(Charts and diagrams as code)

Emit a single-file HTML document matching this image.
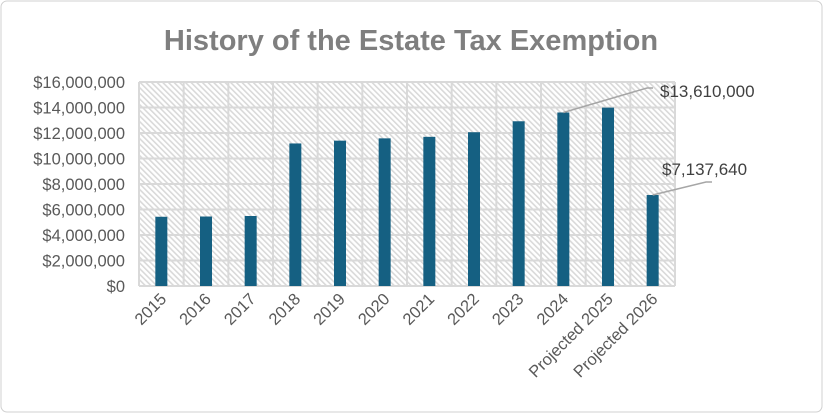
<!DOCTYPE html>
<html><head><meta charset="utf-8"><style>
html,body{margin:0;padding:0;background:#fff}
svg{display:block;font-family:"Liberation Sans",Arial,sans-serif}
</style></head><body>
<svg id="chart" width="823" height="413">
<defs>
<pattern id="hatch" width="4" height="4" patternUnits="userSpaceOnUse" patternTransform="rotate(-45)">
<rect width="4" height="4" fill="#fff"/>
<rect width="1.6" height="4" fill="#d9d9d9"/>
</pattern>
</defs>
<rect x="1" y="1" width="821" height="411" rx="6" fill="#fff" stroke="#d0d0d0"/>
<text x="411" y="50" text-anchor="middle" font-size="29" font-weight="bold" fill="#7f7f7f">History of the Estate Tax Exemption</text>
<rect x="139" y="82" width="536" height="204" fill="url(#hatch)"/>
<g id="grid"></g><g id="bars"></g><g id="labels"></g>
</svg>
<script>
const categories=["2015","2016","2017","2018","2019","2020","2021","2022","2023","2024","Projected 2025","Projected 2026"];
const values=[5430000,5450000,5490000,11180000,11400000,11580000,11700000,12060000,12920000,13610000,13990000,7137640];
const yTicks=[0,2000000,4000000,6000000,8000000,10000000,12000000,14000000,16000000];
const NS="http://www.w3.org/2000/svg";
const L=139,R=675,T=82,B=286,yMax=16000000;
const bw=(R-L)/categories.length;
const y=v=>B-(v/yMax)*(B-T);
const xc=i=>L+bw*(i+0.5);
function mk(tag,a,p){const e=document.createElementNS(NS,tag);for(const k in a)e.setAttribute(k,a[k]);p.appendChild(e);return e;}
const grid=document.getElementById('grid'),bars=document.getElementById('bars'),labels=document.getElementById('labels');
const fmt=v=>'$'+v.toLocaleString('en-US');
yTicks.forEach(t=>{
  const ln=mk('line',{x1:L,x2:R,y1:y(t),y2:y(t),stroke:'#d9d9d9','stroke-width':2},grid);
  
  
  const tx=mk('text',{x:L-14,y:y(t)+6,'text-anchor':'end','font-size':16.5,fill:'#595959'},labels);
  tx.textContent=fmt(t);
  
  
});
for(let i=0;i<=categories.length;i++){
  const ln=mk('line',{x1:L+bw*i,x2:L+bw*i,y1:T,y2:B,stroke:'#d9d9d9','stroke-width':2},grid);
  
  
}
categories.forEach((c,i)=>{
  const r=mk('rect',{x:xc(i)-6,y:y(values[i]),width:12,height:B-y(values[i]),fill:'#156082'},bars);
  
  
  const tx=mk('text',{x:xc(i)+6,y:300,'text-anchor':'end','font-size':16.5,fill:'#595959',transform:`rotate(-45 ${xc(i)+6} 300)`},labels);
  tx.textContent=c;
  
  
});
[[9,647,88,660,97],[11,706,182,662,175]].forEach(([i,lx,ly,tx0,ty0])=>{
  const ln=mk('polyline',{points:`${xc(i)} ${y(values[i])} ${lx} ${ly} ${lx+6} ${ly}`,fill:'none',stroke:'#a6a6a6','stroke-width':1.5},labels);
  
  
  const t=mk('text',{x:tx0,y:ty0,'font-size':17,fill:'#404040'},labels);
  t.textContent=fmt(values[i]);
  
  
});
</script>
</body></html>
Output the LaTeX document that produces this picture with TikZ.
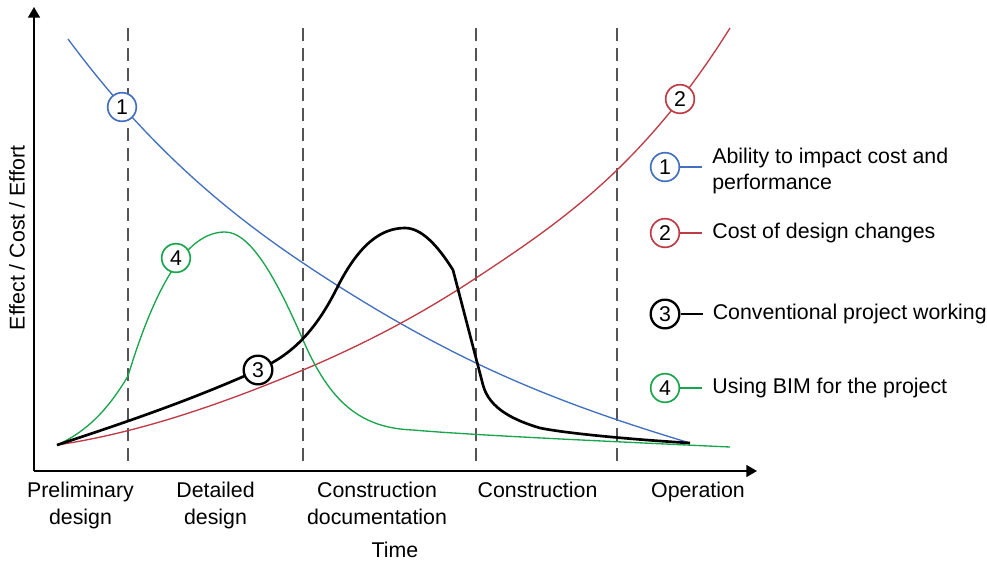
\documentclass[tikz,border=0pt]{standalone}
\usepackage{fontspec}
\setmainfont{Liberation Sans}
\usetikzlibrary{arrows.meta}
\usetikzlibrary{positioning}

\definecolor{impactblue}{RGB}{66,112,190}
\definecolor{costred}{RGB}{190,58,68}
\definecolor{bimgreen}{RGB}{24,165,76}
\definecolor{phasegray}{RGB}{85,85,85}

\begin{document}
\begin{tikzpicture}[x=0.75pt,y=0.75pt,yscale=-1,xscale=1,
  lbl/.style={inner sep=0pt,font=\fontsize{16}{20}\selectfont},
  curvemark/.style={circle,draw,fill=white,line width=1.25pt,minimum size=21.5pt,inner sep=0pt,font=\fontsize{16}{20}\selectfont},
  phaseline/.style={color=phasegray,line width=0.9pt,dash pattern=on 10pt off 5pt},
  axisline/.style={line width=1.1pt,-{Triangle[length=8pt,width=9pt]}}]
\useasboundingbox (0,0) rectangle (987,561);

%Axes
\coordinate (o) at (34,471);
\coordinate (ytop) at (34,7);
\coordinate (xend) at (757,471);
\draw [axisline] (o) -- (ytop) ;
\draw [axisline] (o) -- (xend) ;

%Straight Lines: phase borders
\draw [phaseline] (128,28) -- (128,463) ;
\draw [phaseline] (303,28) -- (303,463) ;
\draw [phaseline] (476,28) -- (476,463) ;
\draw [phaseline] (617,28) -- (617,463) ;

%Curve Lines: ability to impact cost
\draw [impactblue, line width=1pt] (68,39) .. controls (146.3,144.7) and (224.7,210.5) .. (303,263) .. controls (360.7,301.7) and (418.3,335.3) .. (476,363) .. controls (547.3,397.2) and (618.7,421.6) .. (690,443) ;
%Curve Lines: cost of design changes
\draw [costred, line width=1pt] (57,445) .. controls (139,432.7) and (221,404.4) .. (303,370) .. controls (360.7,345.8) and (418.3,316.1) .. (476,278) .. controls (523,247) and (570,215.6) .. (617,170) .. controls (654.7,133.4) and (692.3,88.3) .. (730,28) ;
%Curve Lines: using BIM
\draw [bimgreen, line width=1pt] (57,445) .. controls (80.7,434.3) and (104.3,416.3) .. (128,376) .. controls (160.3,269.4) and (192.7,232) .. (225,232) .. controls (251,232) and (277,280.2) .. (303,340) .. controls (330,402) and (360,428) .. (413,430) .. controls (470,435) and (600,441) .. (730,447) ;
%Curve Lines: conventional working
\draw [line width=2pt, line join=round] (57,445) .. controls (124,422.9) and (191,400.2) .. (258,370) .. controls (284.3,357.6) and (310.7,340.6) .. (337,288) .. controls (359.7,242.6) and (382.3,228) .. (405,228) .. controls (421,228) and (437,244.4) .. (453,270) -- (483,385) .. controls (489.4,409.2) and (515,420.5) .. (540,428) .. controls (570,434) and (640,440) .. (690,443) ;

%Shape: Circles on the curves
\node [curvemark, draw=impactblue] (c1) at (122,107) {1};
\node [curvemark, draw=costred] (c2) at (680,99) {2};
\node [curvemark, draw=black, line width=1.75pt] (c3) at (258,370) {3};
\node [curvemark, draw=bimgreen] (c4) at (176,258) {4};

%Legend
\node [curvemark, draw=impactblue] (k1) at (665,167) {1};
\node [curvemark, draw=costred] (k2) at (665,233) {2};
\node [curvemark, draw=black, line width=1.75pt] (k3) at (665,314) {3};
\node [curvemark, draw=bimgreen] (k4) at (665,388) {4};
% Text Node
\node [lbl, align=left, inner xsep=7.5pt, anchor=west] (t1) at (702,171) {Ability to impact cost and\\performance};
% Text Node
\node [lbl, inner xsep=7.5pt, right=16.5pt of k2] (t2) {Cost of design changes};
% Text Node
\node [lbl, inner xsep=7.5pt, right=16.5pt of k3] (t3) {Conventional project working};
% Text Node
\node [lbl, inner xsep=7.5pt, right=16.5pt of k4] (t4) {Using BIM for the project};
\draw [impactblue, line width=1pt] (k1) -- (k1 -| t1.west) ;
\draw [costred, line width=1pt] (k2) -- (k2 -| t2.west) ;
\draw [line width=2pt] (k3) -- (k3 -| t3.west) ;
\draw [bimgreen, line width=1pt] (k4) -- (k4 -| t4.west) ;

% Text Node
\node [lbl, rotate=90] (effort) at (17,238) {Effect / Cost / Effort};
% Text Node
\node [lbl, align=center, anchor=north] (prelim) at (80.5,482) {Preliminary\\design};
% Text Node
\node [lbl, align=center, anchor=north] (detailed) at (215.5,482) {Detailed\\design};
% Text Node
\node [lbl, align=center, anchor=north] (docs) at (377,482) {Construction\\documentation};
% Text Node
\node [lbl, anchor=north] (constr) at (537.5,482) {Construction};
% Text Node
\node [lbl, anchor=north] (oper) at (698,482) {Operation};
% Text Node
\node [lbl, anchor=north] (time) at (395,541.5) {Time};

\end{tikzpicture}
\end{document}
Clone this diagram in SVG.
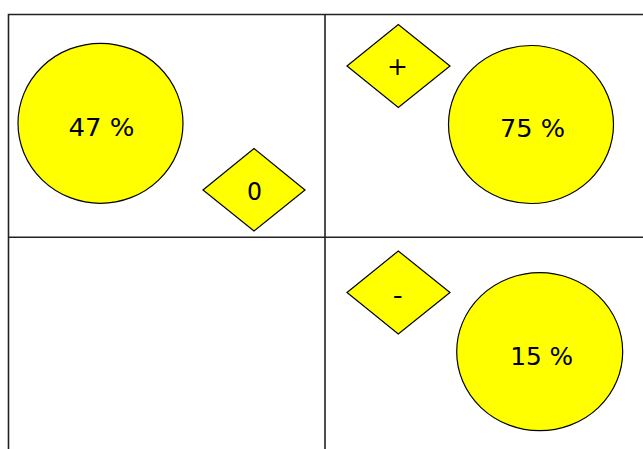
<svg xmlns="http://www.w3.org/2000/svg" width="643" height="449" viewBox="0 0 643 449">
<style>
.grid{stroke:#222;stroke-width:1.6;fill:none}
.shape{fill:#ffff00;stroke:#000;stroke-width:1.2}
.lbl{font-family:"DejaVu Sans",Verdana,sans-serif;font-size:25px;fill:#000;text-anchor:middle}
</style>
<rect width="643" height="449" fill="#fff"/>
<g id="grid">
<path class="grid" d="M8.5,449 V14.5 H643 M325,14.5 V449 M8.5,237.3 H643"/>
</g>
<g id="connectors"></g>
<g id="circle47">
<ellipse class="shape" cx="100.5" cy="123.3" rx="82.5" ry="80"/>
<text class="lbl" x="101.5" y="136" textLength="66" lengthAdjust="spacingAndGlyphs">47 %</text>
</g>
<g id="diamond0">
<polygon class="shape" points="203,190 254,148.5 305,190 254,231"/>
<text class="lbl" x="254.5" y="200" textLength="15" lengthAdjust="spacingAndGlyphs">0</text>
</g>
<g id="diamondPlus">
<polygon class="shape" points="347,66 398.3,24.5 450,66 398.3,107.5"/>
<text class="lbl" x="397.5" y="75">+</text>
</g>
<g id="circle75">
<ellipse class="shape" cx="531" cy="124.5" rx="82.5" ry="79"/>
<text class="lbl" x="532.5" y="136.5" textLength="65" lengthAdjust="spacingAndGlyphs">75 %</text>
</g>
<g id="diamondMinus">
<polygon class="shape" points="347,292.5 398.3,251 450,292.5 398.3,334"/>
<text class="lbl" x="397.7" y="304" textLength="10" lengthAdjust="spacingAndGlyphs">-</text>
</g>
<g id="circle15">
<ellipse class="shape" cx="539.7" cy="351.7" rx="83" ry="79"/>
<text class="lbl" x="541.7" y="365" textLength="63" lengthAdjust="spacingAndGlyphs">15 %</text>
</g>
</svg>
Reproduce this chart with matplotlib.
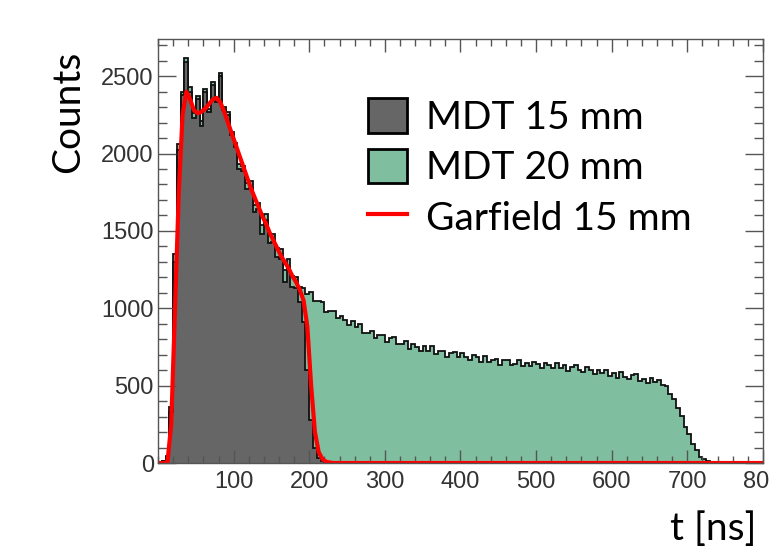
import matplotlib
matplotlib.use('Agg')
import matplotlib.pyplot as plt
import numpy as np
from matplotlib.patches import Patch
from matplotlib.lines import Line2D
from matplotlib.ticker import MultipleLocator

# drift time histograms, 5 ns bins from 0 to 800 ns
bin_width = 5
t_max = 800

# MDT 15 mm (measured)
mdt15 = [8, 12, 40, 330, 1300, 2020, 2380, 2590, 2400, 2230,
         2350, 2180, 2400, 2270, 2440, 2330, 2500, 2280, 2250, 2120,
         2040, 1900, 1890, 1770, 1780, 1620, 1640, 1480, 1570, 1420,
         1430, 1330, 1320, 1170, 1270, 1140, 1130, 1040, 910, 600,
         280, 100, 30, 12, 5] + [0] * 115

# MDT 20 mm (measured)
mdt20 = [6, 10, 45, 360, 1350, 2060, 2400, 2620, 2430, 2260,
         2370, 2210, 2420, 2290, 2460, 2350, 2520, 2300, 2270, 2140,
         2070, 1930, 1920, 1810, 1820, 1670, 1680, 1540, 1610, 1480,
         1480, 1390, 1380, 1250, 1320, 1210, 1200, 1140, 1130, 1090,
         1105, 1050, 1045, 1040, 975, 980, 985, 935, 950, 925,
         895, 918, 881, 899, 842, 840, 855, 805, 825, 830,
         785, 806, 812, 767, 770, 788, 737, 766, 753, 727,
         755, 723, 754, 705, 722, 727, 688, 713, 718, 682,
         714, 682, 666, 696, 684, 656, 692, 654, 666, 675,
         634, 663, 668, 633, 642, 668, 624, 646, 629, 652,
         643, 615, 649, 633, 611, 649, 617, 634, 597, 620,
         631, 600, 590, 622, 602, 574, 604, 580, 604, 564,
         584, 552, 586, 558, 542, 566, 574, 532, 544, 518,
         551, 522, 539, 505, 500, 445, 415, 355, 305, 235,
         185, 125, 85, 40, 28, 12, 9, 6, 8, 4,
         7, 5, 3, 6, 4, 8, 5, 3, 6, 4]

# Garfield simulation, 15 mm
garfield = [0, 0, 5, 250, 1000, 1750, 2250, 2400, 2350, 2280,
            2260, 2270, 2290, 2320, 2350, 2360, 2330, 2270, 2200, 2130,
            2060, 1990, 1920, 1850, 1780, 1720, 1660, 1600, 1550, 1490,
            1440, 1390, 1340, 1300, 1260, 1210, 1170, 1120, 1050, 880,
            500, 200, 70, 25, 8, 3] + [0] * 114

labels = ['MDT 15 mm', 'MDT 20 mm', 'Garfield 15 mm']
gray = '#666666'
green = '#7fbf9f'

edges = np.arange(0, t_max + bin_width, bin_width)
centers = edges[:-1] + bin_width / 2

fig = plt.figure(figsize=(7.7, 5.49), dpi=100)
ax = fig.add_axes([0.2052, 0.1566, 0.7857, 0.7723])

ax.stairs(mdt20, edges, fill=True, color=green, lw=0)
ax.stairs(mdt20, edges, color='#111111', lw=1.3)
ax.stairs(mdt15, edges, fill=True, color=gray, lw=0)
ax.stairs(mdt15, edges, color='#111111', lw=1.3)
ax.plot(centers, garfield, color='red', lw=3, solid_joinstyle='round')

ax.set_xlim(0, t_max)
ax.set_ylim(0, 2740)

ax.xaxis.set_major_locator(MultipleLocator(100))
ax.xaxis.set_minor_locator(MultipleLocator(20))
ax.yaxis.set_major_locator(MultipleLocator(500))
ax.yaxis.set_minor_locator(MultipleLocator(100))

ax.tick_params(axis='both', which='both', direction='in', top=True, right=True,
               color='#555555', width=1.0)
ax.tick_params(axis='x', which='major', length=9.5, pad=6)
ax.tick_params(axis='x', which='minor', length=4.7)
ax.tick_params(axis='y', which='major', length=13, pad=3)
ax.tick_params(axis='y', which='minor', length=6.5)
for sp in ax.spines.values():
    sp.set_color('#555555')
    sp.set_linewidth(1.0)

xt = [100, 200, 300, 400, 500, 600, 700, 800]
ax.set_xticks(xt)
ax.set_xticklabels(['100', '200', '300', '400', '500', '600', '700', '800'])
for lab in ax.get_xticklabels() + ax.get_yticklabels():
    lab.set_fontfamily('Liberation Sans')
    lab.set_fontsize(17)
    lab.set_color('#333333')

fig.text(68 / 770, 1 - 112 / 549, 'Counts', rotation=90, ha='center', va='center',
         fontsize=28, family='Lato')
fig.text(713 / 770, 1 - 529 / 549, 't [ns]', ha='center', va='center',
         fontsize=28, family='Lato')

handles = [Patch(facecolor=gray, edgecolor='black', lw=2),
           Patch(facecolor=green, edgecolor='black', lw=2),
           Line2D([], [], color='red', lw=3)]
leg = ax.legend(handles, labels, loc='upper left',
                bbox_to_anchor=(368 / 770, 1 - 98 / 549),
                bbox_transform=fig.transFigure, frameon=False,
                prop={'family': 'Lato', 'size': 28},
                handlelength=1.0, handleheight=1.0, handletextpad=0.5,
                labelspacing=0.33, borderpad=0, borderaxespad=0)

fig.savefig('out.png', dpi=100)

** Directions for this task **
Both the line with "Reproduce this chart with matplotlib." and the line with "green = '#7fbf9f'" are included: reproduce them and every line between, exactly, with pictures omitted.

** Written reply **
Reproduce this chart with matplotlib.
import matplotlib
matplotlib.use('Agg')
import matplotlib.pyplot as plt
import numpy as np
from matplotlib.patches import Patch
from matplotlib.lines import Line2D
from matplotlib.ticker import MultipleLocator

# drift time histograms, 5 ns bins from 0 to 800 ns
bin_width = 5
t_max = 800

# MDT 15 mm (measured)
mdt15 = [8, 12, 40, 330, 1300, 2020, 2380, 2590, 2400, 2230,
         2350, 2180, 2400, 2270, 2440, 2330, 2500, 2280, 2250, 2120,
         2040, 1900, 1890, 1770, 1780, 1620, 1640, 1480, 1570, 1420,
         1430, 1330, 1320, 1170, 1270, 1140, 1130, 1040, 910, 600,
         280, 100, 30, 12, 5] + [0] * 115

# MDT 20 mm (measured)
mdt20 = [6, 10, 45, 360, 1350, 2060, 2400, 2620, 2430, 2260,
         2370, 2210, 2420, 2290, 2460, 2350, 2520, 2300, 2270, 2140,
         2070, 1930, 1920, 1810, 1820, 1670, 1680, 1540, 1610, 1480,
         1480, 1390, 1380, 1250, 1320, 1210, 1200, 1140, 1130, 1090,
         1105, 1050, 1045, 1040, 975, 980, 985, 935, 950, 925,
         895, 918, 881, 899, 842, 840, 855, 805, 825, 830,
         785, 806, 812, 767, 770, 788, 737, 766, 753, 727,
         755, 723, 754, 705, 722, 727, 688, 713, 718, 682,
         714, 682, 666, 696, 684, 656, 692, 654, 666, 675,
         634, 663, 668, 633, 642, 668, 624, 646, 629, 652,
         643, 615, 649, 633, 611, 649, 617, 634, 597, 620,
         631, 600, 590, 622, 602, 574, 604, 580, 604, 564,
         584, 552, 586, 558, 542, 566, 574, 532, 544, 518,
         551, 522, 539, 505, 500, 445, 415, 355, 305, 235,
         185, 125, 85, 40, 28, 12, 9, 6, 8, 4,
         7, 5, 3, 6, 4, 8, 5, 3, 6, 4]

# Garfield simulation, 15 mm
garfield = [0, 0, 5, 250, 1000, 1750, 2250, 2400, 2350, 2280,
            2260, 2270, 2290, 2320, 2350, 2360, 2330, 2270, 2200, 2130,
            2060, 1990, 1920, 1850, 1780, 1720, 1660, 1600, 1550, 1490,
            1440, 1390, 1340, 1300, 1260, 1210, 1170, 1120, 1050, 880,
            500, 200, 70, 25, 8, 3] + [0] * 114

labels = ['MDT 15 mm', 'MDT 20 mm', 'Garfield 15 mm']
gray = '#666666'
green = '#7fbf9f'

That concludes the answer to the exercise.